## Begin Supplied data

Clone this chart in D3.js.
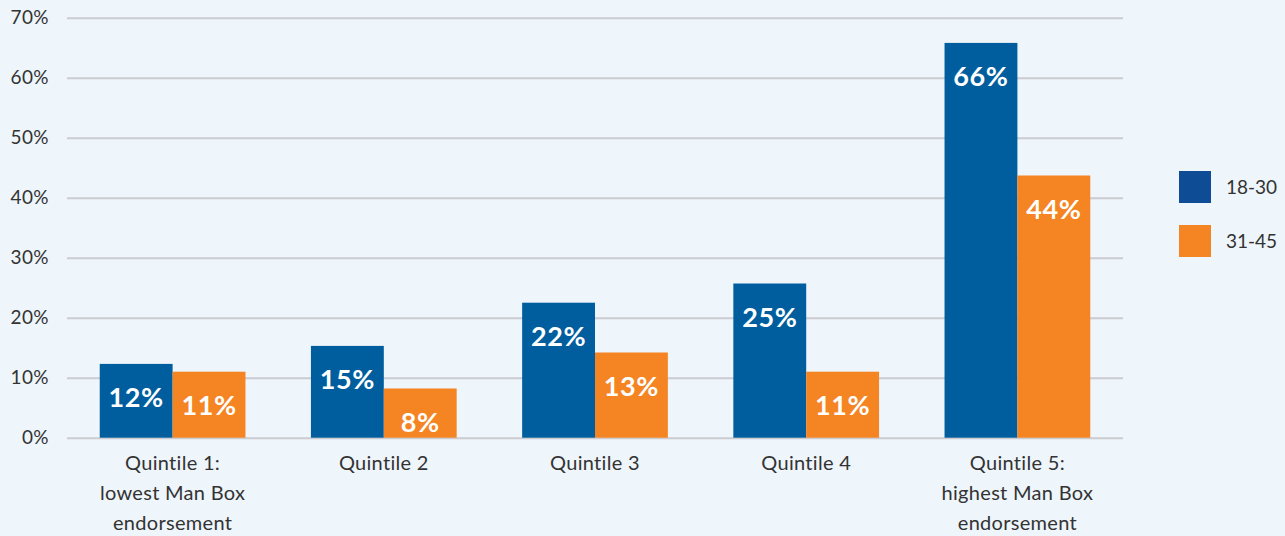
<!DOCTYPE html>
<html>
<head>
<meta charset="utf-8">
<script src="https://cdn.jsdelivr.net/npm/d3@7"></script>
<style>
  body { margin: 0; background: #eef5fb; }
  svg { display: block; }
</style>
</head>
<body>
<div id="chart"></div>
<script>
// data
let categories = [
  ["Quintile 1:", "lowest Man Box", "endorsement"],
  ["Quintile 2"],
  ["Quintile 3"],
  ["Quintile 4"],
  ["Quintile 5:", "highest Man Box", "endorsement"]
]
let seriesNames = ["18-30", "31-45"]
let young = [12.3, 15.3, 22.5, 25.7, 65.8]
let older = [11.0, 8.2, 14.2, 11.0, 43.7]
let youngLabels = ["12%", "15%", "22%", "25%", "66%"]
let olderLabels = ["11%", "8%", "13%", "11%", "44%"]
let yTicks = [0, 10, 20, 30, 40, 50, 60, 70]

let barColors = ["#005e9e", "#f58423"]
let legendColors = ["#0f4c96", "#f58423"]

let width = 1285, height = 536
let font = "Lato, 'Open Sans', sans-serif"

let svg = d3.select("#chart")
  .append("svg")
  .attr("width", width)
  .attr("height", height)

svg.append("rect")
  .attr("width", width)
  .attr("height", height)
  .attr("fill", "#eef5fb")

// scales
let x = d3.scaleBand()
  .domain(d3.range(categories.length))
  .range([67, 1123])
  .paddingInner(0.31)
  .paddingOuter(0.155)

let x1 = d3.scaleBand()
  .domain([0, 1])
  .range([0, x.bandwidth()])

let y = d3.scaleLinear()
  .domain([0, 70])
  .range([437.7, 17.7])

// gridlines + y labels
let yAxis = svg.append("g")
  .attr("transform", "translate(67,0)")
  .call(d3.axisLeft(y)
    .tickValues(yTicks)
    .tickSize(-(1123 - 67))
    .tickPadding(18)
    .tickFormat(d => d + "%"))

yAxis.select(".domain").remove()
yAxis.selectAll("line")
  .attr("stroke", "#cbcbd0")
  .attr("stroke-width", 2)
yAxis.selectAll("text")
  .attr("fill", "#333")
  .style("font-family", font)
  .style("font-size", "19px")
  .style("letter-spacing", "0.4px")

// bars
let rows = categories.map((c, i) => ({
  i: i,
  vals: [young[i], older[i]],
  labels: [youngLabels[i], olderLabels[i]]
}))

let groups = svg.selectAll(".grp")
  .data(rows)
  .enter()
  .append("g")
  .attr("transform", d => "translate(" + x(d.i) + ",0)")

groups.selectAll("rect")
  .data(d => d.vals.map((v, s) => ({ s: s, v: v, label: d.labels[s] })))
  .enter()
  .append("rect")
    .attr("x", d => x1(d.s))
    .attr("y", d => y(d.v))
    .attr("width", x1.bandwidth())
    .attr("height", d => y(0) - y(d.v))
    .attr("fill", d => barColors[d.s])

groups.selectAll(".val")
  .data(d => d.vals.map((v, s) => ({ s: s, v: v, label: d.labels[s] })))
  .enter()
  .append("text")
    .attr("class", "val")
    .attr("x", d => x1(d.s) + x1.bandwidth() / 2)
    .attr("y", d => y(d.v) + 43)
    .attr("text-anchor", "middle")
    .attr("fill", "#fff")
    .style("font-family", font)
    .style("font-weight", "bold")
    .style("font-size", "27px")
    .style("letter-spacing", "0.6px")
    .text(d => d.label)

// category labels
let cat = svg.selectAll(".cat")
  .data(rows)
  .enter()
  .append("text")
    .attr("class", "cat")
    .attr("text-anchor", "middle")
    .attr("fill", "#333")
    .style("font-family", font)
    .style("font-size", "20px")
    .style("letter-spacing", "0.3px")

cat.selectAll("tspan")
  .data(d => categories[d.i].map(t => ({ t: t, c: x(d.i) + x.bandwidth() / 2 })))
  .enter()
  .append("tspan")
    .attr("x", d => d.c)
    .attr("y", (d, k) => 470 + k * 30)
    .text(d => d.t)

// legend
let legend = svg.selectAll(".leg")
  .data(seriesNames)
  .enter()
  .append("g")
  .attr("transform", (d, i) => "translate(1179," + (171 + i * 54) + ")")

legend.append("rect")
  .attr("width", 32)
  .attr("height", 32)
  .attr("fill", (d, i) => legendColors[i])

legend.append("text")
  .attr("x", 47)
  .attr("y", 23)
  .attr("fill", "#333")
  .style("font-family", font)
  .style("font-size", "19px")
  .text(d => d)
</script>
</body>
</html>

## End Supplied data

- Requirements -
Omit the pictures and output all of the other material exactly.

- Worked answer -
Clone this chart in D3.js.
<!DOCTYPE html>
<html>
<head>
<meta charset="utf-8">
<script src="https://cdn.jsdelivr.net/npm/d3@7"></script>
<style>
  body { margin: 0; background: #eef5fb; }
  svg { display: block; }
</style>
</head>
<body>
<div id="chart"></div>
<script>
// data
let categories = [
  ["Quintile 1:", "lowest Man Box", "endorsement"],
  ["Quintile 2"],
  ["Quintile 3"],
  ["Quintile 4"],
  ["Quintile 5:", "highest Man Box", "endorsement"]
]
let seriesNames = ["18-30", "31-45"]
let young = [12.3, 15.3, 22.5, 25.7, 65.8]
let older = [11.0, 8.2, 14.2, 11.0, 43.7]
let youngLabels = ["12%", "15%", "22%", "25%", "66%"]
let olderLabels = ["11%", "8%", "13%", "11%", "44%"]
let yTicks = [0, 10, 20, 30, 40, 50, 60, 70]

let barColors = ["#005e9e", "#f58423"]
let legendColors = ["#0f4c96", "#f58423"]

let width = 1285, height = 536
let font = "Lato, 'Open Sans', sans-serif"

let svg = d3.select("#chart")
  .append("svg")
  .attr("width", width)
  .attr("height", height)

svg.append("rect")
  .attr("width", width)
  .attr("height", height)
  .attr("fill", "#eef5fb")

// scales
let x = d3.scaleBand()
  .domain(d3.range(categories.length))
  .range([67, 1123])
  .paddingInner(0.31)
  .paddingOuter(0.155)

let x1 = d3.scaleBand()
  .domain([0, 1])
  .range([0, x.bandwidth()])

let y = d3.scaleLinear()
  .domain([0, 70])
  .range([437.7, 17.7])

// gridlines + y labels
let yAxis = svg.append("g")
  .attr("transform", "translate(67,0)")
  .call(d3.axisLeft(y)
    .tickValues(yTicks)
    .tickSize(-(1123 - 67))
    .tickPadding(18)
    .tickFormat(d => d + "%"))

yAxis.select(".domain").remove()
yAxis.selectAll("line")
  .attr("stroke", "#cbcbd0")
  .attr("stroke-width", 2)
yAxis.selectAll("text")
  .attr("fill", "#333")
  .style("font-family", font)
  .style("font-size", "19px")
  .style("letter-spacing", "0.4px")

// bars
let rows = categories.map((c, i) => ({
  i: i,
  vals: [young[i], older[i]],
  labels: [youngLabels[i], olderLabels[i]]
}))

let groups = svg.selectAll(".grp")
  .data(rows)
  .enter()
  .append("g")
  .attr("transform", d => "translate(" + x(d.i) + ",0)")

groups.selectAll("rect")
  .data(d => d.vals.map((v, s) => ({ s: s, v: v, label: d.labels[s] })))
  .enter()
  .append("rect")
    .attr("x", d => x1(d.s))
    .attr("y", d => y(d.v))
    .attr("width", x1.bandwidth())
    .attr("height", d => y(0) - y(d.v))
    .attr("fill", d => barColors[d.s])

groups.selectAll(".val")
  .data(d => d.vals.map((v, s) => ({ s: s, v: v, label: d.labels[s] })))
  .enter()
  .append("text")
    .attr("class", "val")
    .attr("x", d => x1(d.s) + x1.bandwidth() / 2)
    .attr("y", d => y(d.v) + 43)
    .attr("text-anchor", "middle")
    .attr("fill", "#fff")
    .style("font-family", font)
    .style("font-weight", "bold")
    .style("font-size", "27px")
    .style("letter-spacing", "0.6px")
    .text(d => d.label)

// category labels
let cat = svg.selectAll(".cat")
  .data(rows)
  .enter()
  .append("text")
    .attr("class", "cat")
    .attr("text-anchor", "middle")
    .attr("fill", "#333")
    .style("font-family", font)
    .style("font-size", "20px")
    .style("letter-spacing", "0.3px")

cat.selectAll("tspan")
  .data(d => categories[d.i].map(t => ({ t: t, c: x(d.i) + x.bandwidth() / 2 })))
  .enter()
  .append("tspan")
    .attr("x", d => d.c)
    .attr("y", (d, k) => 470 + k * 30)
    .text(d => d.t)

// legend
let legend = svg.selectAll(".leg")
  .data(seriesNames)
  .enter()
  .append("g")
  .attr("transform", (d, i) => "translate(1179," + (171 + i * 54) + ")")

legend.append("rect")
  .attr("width", 32)
  .attr("height", 32)
  .attr("fill", (d, i) => legendColors[i])

legend.append("text")
  .attr("x", 47)
  .attr("y", 23)
  .attr("fill", "#333")
  .style("font-family", font)
  .style("font-size", "19px")
  .text(d => d)
</script>
</body>
</html>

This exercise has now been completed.